**Exercise requirements**
Tally every line of the material that includes "this", then give the tally and nothing else.

═════ Exercise materials ═════

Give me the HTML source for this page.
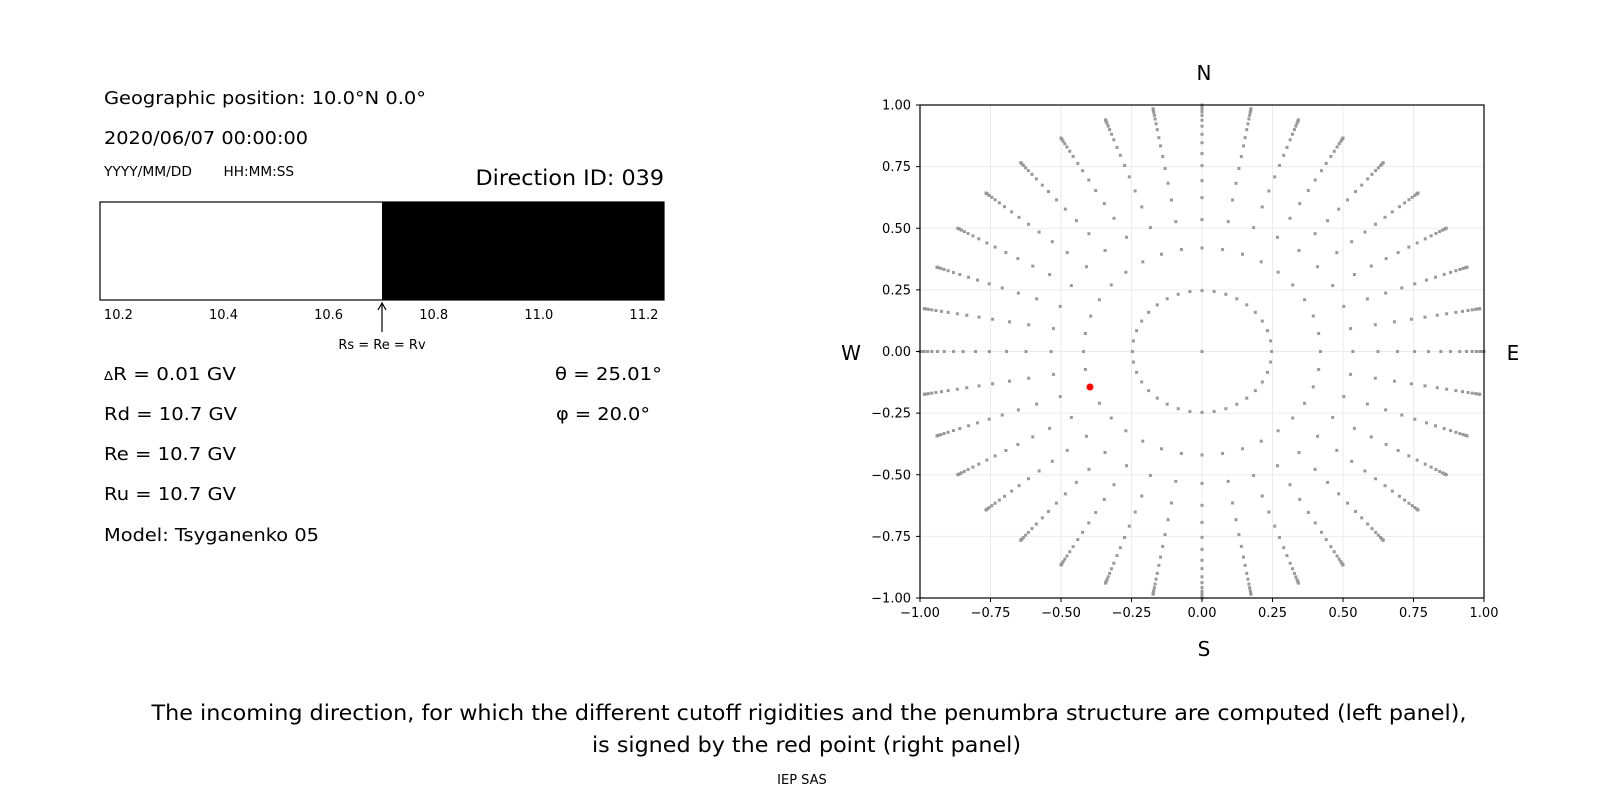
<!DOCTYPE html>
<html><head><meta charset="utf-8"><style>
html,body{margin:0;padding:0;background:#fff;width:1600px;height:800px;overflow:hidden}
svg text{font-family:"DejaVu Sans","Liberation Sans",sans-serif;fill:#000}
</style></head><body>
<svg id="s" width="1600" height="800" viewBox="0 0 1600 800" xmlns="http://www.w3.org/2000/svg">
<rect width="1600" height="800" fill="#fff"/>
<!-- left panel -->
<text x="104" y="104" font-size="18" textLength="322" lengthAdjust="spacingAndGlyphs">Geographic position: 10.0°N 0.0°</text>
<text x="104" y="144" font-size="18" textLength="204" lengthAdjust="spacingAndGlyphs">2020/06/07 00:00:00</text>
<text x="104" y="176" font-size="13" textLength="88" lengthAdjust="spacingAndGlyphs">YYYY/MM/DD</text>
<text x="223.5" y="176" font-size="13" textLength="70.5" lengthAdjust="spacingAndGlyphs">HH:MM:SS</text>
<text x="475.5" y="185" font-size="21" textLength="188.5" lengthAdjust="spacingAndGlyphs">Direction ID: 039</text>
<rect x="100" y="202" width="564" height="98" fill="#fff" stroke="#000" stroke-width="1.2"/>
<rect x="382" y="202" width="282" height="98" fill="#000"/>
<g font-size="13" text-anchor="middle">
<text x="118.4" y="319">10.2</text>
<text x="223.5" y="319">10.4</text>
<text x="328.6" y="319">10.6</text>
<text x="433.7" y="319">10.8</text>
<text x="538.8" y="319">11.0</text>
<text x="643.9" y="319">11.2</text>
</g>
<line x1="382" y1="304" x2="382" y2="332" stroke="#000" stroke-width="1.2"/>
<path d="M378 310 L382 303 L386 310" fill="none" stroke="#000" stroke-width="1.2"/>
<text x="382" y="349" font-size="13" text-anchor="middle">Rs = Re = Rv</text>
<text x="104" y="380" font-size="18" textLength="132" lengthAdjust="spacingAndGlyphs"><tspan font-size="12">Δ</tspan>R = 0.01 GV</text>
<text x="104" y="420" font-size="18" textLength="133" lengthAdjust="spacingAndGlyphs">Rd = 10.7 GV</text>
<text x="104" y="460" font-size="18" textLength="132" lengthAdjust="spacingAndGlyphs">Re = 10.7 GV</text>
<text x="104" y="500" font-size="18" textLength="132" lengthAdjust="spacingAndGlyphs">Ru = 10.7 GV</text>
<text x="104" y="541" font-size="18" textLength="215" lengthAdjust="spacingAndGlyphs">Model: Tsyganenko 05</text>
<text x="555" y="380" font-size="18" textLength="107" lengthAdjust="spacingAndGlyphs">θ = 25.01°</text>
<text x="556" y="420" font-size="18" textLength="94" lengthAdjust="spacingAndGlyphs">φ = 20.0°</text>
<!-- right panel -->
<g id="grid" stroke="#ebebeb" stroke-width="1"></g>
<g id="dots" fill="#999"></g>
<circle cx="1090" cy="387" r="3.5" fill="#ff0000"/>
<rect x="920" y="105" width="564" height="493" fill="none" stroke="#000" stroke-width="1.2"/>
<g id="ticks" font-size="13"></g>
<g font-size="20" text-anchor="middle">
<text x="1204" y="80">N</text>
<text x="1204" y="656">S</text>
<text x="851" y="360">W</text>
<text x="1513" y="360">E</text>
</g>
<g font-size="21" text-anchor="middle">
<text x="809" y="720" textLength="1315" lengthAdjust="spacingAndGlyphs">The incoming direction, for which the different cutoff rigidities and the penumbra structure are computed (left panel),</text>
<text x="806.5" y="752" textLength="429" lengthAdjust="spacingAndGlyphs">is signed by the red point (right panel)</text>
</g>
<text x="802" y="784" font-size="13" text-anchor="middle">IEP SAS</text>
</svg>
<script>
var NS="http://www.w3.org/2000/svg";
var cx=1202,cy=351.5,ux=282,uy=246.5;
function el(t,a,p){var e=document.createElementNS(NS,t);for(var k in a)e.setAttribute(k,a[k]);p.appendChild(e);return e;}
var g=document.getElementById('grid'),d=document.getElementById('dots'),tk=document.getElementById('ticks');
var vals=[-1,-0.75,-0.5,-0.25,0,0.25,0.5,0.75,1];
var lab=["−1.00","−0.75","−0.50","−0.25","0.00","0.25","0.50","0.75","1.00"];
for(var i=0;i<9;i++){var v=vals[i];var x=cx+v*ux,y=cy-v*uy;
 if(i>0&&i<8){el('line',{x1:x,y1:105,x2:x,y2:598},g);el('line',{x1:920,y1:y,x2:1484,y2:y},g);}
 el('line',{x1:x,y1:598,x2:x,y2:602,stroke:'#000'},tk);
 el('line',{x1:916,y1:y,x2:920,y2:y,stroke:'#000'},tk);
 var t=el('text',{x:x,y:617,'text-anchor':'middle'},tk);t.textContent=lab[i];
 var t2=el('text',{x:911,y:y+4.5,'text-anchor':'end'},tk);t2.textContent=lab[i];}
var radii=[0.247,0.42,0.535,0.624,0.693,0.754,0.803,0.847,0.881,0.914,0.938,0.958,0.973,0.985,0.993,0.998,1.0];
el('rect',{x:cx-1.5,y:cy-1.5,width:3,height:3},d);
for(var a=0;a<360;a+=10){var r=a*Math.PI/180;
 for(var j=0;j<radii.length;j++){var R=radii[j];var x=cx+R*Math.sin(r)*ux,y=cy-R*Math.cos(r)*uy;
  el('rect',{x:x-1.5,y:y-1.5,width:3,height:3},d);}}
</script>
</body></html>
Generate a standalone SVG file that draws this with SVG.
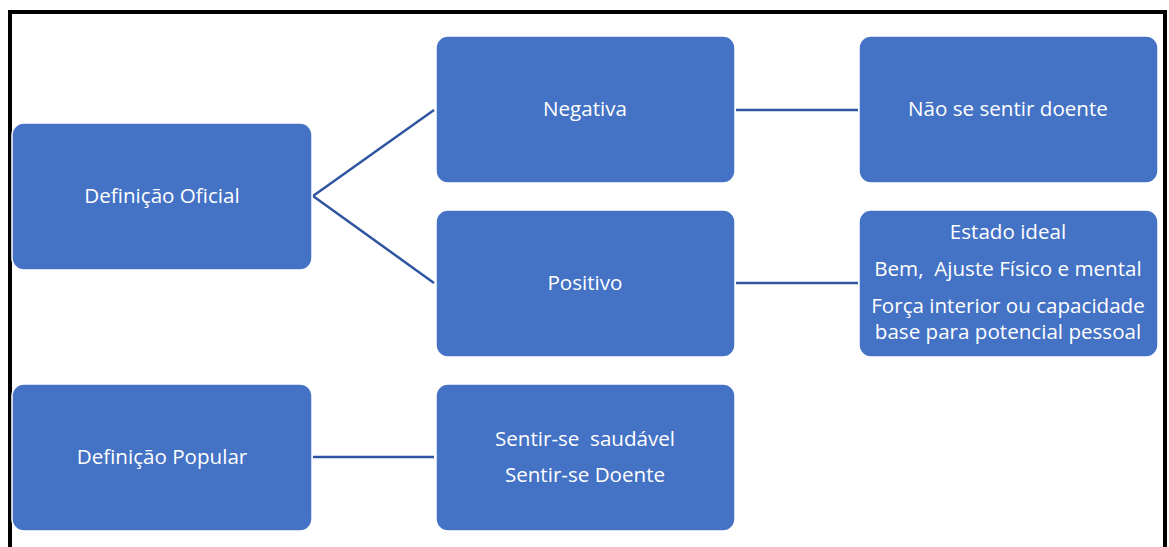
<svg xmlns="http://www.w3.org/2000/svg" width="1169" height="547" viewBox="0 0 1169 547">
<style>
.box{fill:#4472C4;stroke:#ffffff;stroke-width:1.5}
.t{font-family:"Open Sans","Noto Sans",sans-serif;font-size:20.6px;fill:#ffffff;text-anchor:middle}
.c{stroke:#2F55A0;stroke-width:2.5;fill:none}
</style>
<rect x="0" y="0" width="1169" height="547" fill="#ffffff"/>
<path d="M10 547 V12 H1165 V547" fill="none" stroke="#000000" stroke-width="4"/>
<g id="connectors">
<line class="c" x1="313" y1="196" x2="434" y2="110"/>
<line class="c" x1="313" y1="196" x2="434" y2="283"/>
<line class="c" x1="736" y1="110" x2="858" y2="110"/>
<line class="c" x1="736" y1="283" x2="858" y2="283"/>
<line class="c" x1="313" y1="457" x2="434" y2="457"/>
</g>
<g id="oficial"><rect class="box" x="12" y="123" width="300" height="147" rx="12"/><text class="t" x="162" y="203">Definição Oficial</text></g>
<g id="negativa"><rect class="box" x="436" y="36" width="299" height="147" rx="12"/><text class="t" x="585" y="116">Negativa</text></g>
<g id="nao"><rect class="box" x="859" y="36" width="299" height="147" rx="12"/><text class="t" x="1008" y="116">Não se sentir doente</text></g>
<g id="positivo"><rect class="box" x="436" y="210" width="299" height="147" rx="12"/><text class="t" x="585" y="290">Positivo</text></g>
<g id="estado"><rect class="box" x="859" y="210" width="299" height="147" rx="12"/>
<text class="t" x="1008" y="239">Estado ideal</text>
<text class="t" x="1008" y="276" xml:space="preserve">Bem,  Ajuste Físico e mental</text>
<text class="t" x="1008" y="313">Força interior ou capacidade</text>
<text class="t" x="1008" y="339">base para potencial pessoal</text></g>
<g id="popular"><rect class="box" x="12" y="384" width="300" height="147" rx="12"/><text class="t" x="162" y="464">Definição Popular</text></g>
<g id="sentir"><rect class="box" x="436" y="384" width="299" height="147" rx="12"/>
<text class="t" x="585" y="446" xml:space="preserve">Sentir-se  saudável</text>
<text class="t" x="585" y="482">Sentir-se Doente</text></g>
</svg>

═════

**The reply**
2